Term <- read.csv("https://prof.mkjanssen.org/glm/data/TermLife.csv", header=TRUE) # import the data
#  PICK THE SUBSET OF THE DATA CORRESPONDING TO TERM PURCHASE
Term2 <- subset(Term, subset=FACE > 0)

The variables are:

• GENDER: The gender of the survey respondendent
• AGE: Age of the survey respondent
• MARSTAT: Marital status of the survey respondent (=1 if married, =2 if living with partner, and =0 otherwise)
• EDUCATION: Number of years of education of the survey respondent
• ETHNICITY: Ethnicity
• SMARSTAT: Marital status of the respondent’s spouse
• SGENDER: Gender of the respondent’s spouse
• SAGE: Age of the respondent’s spouse
• SEDUCATION: Education of the respondent’s spouse
• NUMHH: Number of household members
• INCOME: Annual income of the familiy
• CHARITY: Charitable contributions
• FACE: Amount that the company will pay in the event of the death of the named insured
• FACECVLIFEPOLICIES: Face amount of life insurance policy with a cash value
• CASHCVLIFEPOLICIES: Cash value of life insurance policy with a cash value
• BORROWCVLIFEPOL: Amount borrowed on life insurance policy with a cash value
• NETVALUE: Net amount at risk on life insurance policy with a cash value

Your job: work with up to one other person to develop a multiple linear regression model to predict the amount of coverage a customer may buy.

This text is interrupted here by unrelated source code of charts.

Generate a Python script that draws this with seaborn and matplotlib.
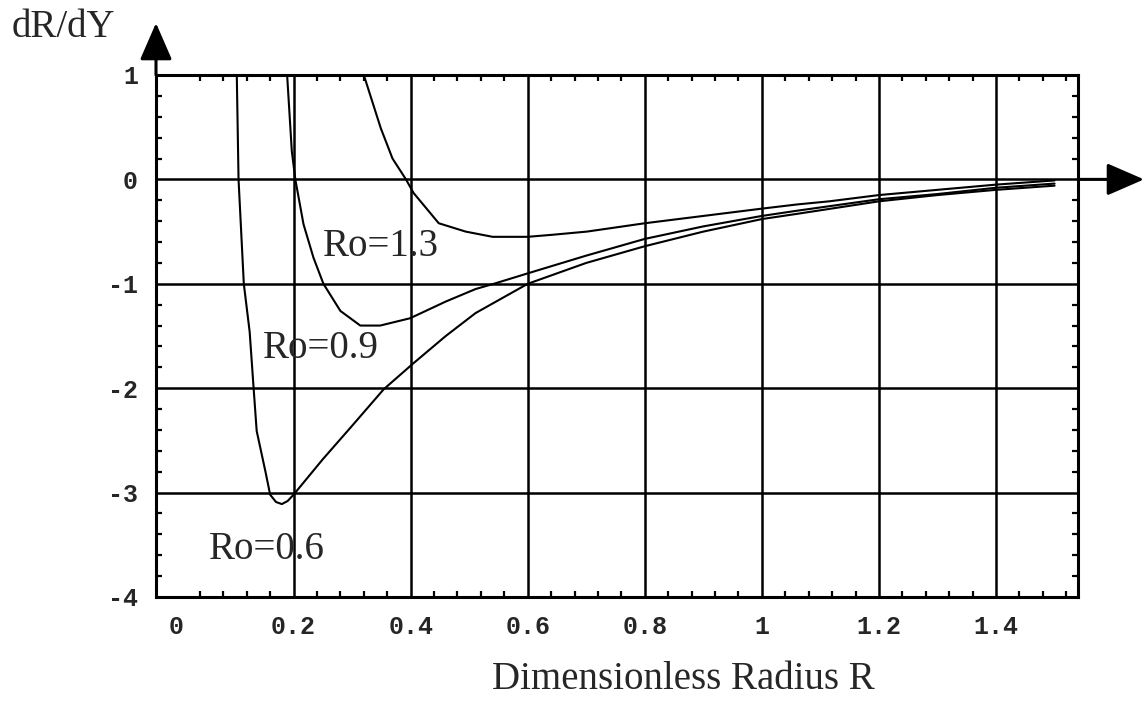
import numpy as np
import pandas as pd
import seaborn as sns
import matplotlib.pyplot as plt
from matplotlib.ticker import MultipleLocator

# curve values: dR/dY against dimensionless radius R
r_06 = [0.103, 0.106, 0.115, 0.125, 0.132, 0.137, 0.152, 0.160, 0.170, 0.180, 0.190, 0.200,
        0.25, 0.30, 0.354, 0.405, 0.46, 0.511, 0.60, 0.70, 0.80, 0.90, 1.00, 1.06, 1.20, 1.30, 1.40, 1.50]
d_06 = [1.0, 0.0, -1.0, -1.46, -2.02, -2.41, -2.80, -3.02, -3.09, -3.11, -3.08, -3.02,
        -2.68, -2.36, -2.01, -1.76, -1.50, -1.28, -1.00, -0.80, -0.64, -0.50, -0.38, -0.33, -0.21, -0.15, -0.10, -0.06]

r_09 = [0.189, 0.197, 0.203, 0.217, 0.234, 0.251, 0.280, 0.314, 0.348, 0.399, 0.46, 0.511,
        0.542, 0.60, 0.70, 0.80, 0.90, 1.00, 1.06, 1.20, 1.30, 1.40, 1.50]
d_09 = [1.0, 0.27, 0.0, -0.43, -0.75, -1.0, -1.26, -1.40, -1.40, -1.33, -1.17, -1.05,
        -1.0, -0.90, -0.73, -0.57, -0.45, -0.35, -0.30, -0.19, -0.14, -0.08, -0.04]

r_13 = [0.320, 0.349, 0.369, 0.392, 0.405, 0.448, 0.494, 0.540, 0.60, 0.643, 0.701, 0.80,
        0.90, 1.00, 1.06, 1.115, 1.20, 1.30, 1.40, 1.50]
d_13 = [1.0, 0.49, 0.20, 0.0, -0.13, -0.42, -0.50, -0.55, -0.55, -0.53, -0.50, -0.42,
        -0.35, -0.28, -0.24, -0.21, -0.15, -0.10, -0.05, -0.01]

curve_labels = ['Ro=0.6', 'Ro=0.9', 'Ro=1.3']
x_ticks = [0, 0.2, 0.4, 0.6, 0.8, 1, 1.2, 1.4]
x_tick_labels = ['0', '0.2', '0.4', '0.6', '0.8', '1', '1.2', '1.4']
y_ticks = [-4, -3, -2, -1, 0, 1]
y_tick_labels = ['-4', '-3', '-2', '-1', '0', '1']

df = pd.concat([
    pd.DataFrame({'R': r_06, 'dRdY': d_06, 'Ro': curve_labels[0]}),
    pd.DataFrame({'R': r_09, 'dRdY': d_09, 'Ro': curve_labels[1]}),
    pd.DataFrame({'R': r_13, 'dRdY': d_13, 'Ro': curve_labels[2]}),
])

sns.set_style('white')
plt.rcParams['font.family'] = ['Liberation Serif', 'DejaVu Serif']

W, H = 1145, 708
fig = plt.figure(figsize=(W / 100, H / 100), dpi=100)
ax = fig.add_axes([156 / W, 1 - 597 / H, (1078 - 156) / W, (597 - 75) / H])

# grid lines first so curves sit on top
for gx in x_ticks[1:]:
    ax.axvline(gx, color='black', lw=1.8, zorder=1)
for gy in y_ticks[1:-1]:
    ax.axhline(gy, color='black', lw=1.8, zorder=1)

sns.lineplot(data=df, x='R', y='dRdY', hue='Ro', palette=['black'] * 3,
             estimator=None, sort=False, lw=1.5, legend=False, ax=ax, zorder=3)

ax.set_xlim(-0.035, 1.54)
ax.set_ylim(-4, 1)

mono = {'family': 'Liberation Mono', 'weight': 'bold', 'size': 18}
ax.set_xticks(x_ticks)
ax.set_xticklabels(x_tick_labels, fontdict=mono)
ax.set_yticks(y_ticks)
ax.set_yticklabels(y_tick_labels, fontdict=mono)
ax.xaxis.set_minor_locator(MultipleLocator(0.04))
ax.yaxis.set_minor_locator(MultipleLocator(0.2))
ax.tick_params(which='major', length=0, pad=13)
ax.tick_params(which='minor', direction='in', length=4, width=1.6,
               top=True, bottom=True, left=True, right=True, color='black')
ax.set_xlabel('')
ax.set_ylabel('')

for sp in ax.spines.values():
    sp.set_visible(True)
    sp.set_color('black')
    sp.set_linewidth(2.2)

# curve labels
txt = dict(fontsize=28, va='baseline', ha='left', zorder=4)
ax.text(0.055, -3.636, curve_labels[0], **txt)
ax.text(0.147, -1.713, curve_labels[1], **txt)
ax.text(0.25, -0.737, curve_labels[2], **txt)

# axis arrows
arrow = dict(arrowstyle='-|>,head_length=2.3,head_width=1.0', color='black',
             lw=2.2, mutation_scale=10, shrinkA=0, shrinkB=0)
ax.annotate('', xy=(1.0716, 0), xytext=(1.0, 0),
            xycoords=('axes fraction', 'data'), textcoords=('axes fraction', 'data'),
            arrowprops=arrow, annotation_clip=False)
ax.annotate('', xy=(0, 1.0996), xytext=(0, 1.0),
            xycoords='axes fraction', textcoords='axes fraction',
            arrowprops=arrow, annotation_clip=False)

fig.text(12 / W, 1 - 37 / H, 'dR/dY', fontsize=28, va='baseline', ha='left')
fig.text(683 / W, 1 - 689 / H, 'Dimensionless Radius R', fontsize=28, va='baseline', ha='center')

fig.savefig('out.png', dpi=100)
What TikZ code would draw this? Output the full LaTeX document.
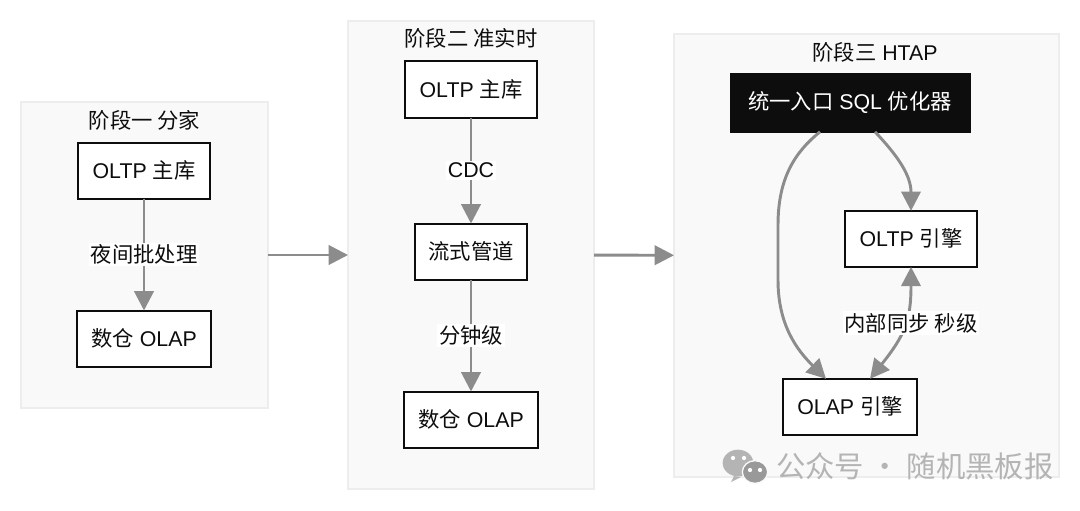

Make sure you do proper exploratory data analysis (you may find you want to do a log-transform on one or more variables!). Identify significance levels for your parameter estimates, as well as confidence intervals for the parameters and fitted value for representative customers. You should also explain the proportion of the variation predicted by your model compared to the variation attributed to the random component.